## Begin

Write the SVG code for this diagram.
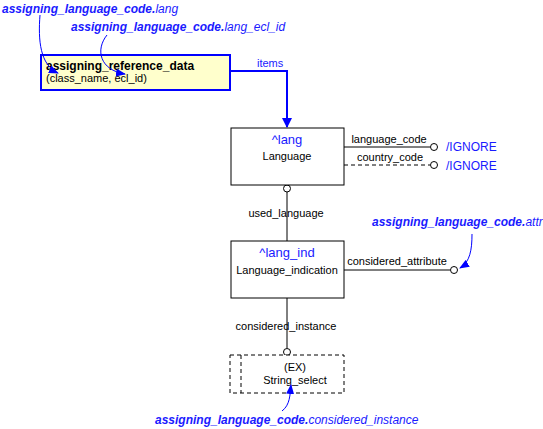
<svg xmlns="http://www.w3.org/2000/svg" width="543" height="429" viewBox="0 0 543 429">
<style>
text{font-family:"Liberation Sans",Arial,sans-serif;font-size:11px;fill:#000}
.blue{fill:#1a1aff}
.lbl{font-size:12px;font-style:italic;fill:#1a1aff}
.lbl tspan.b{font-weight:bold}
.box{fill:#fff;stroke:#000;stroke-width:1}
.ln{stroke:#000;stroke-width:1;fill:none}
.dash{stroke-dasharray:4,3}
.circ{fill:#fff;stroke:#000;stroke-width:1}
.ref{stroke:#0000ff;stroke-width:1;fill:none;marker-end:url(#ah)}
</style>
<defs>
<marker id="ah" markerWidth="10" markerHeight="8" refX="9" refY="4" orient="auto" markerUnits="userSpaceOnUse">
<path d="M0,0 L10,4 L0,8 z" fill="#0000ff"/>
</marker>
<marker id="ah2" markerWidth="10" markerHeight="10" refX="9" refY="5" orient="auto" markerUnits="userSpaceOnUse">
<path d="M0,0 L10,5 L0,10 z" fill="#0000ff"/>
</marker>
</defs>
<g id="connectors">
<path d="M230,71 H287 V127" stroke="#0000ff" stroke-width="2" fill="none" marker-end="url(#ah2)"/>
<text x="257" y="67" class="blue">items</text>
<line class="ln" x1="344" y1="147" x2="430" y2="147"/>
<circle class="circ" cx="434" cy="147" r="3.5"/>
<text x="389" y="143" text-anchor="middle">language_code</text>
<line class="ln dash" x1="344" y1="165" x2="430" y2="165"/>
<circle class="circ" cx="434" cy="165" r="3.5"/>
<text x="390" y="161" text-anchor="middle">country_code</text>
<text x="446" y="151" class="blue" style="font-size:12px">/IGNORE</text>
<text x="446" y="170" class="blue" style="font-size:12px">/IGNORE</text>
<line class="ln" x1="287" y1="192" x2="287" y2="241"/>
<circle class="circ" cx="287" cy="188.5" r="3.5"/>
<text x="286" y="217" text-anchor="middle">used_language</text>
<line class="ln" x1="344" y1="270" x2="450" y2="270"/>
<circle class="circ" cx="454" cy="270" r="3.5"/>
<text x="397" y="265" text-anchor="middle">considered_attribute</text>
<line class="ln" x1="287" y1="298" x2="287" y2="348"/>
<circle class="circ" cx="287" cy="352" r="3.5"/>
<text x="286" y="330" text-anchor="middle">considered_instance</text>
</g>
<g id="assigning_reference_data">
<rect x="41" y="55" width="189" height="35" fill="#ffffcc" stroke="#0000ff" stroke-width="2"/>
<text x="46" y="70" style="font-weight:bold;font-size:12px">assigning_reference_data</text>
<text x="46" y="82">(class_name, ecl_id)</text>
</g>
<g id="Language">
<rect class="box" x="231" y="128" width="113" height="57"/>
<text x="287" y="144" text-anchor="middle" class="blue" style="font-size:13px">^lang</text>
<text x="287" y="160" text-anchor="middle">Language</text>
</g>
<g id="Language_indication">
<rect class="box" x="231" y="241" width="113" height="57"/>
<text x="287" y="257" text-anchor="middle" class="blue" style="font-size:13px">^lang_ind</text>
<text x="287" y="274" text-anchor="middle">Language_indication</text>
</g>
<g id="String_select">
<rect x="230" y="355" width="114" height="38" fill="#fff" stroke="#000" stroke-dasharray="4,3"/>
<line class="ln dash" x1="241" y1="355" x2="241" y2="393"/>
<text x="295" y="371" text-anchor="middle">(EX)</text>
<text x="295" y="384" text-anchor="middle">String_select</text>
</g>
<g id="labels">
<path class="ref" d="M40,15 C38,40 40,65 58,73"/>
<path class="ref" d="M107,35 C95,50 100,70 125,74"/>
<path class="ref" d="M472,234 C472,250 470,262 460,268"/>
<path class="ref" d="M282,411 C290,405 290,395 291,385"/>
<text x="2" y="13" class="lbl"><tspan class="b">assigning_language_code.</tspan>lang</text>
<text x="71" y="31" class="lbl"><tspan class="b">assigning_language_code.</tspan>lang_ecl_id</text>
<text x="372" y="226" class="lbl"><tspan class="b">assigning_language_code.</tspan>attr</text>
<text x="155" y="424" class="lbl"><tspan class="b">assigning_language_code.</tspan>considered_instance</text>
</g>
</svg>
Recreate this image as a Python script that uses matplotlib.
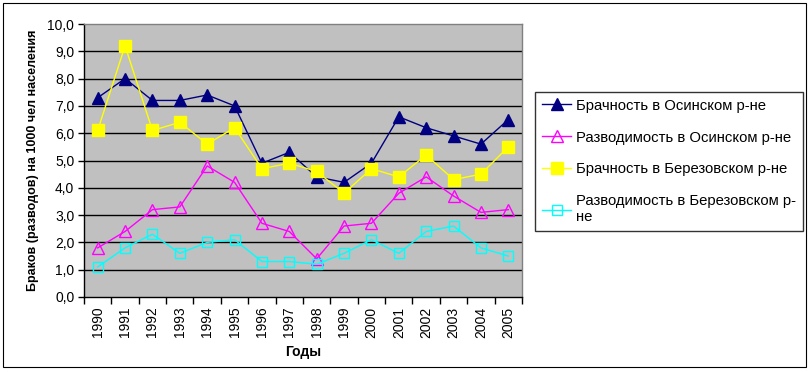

## End

=== Task objective ===
Copy out each line in the preceding records that contains "this".

=== Correct output ===
Write the SVG code for this diagram.
Recreate this image as a Python script that uses matplotlib.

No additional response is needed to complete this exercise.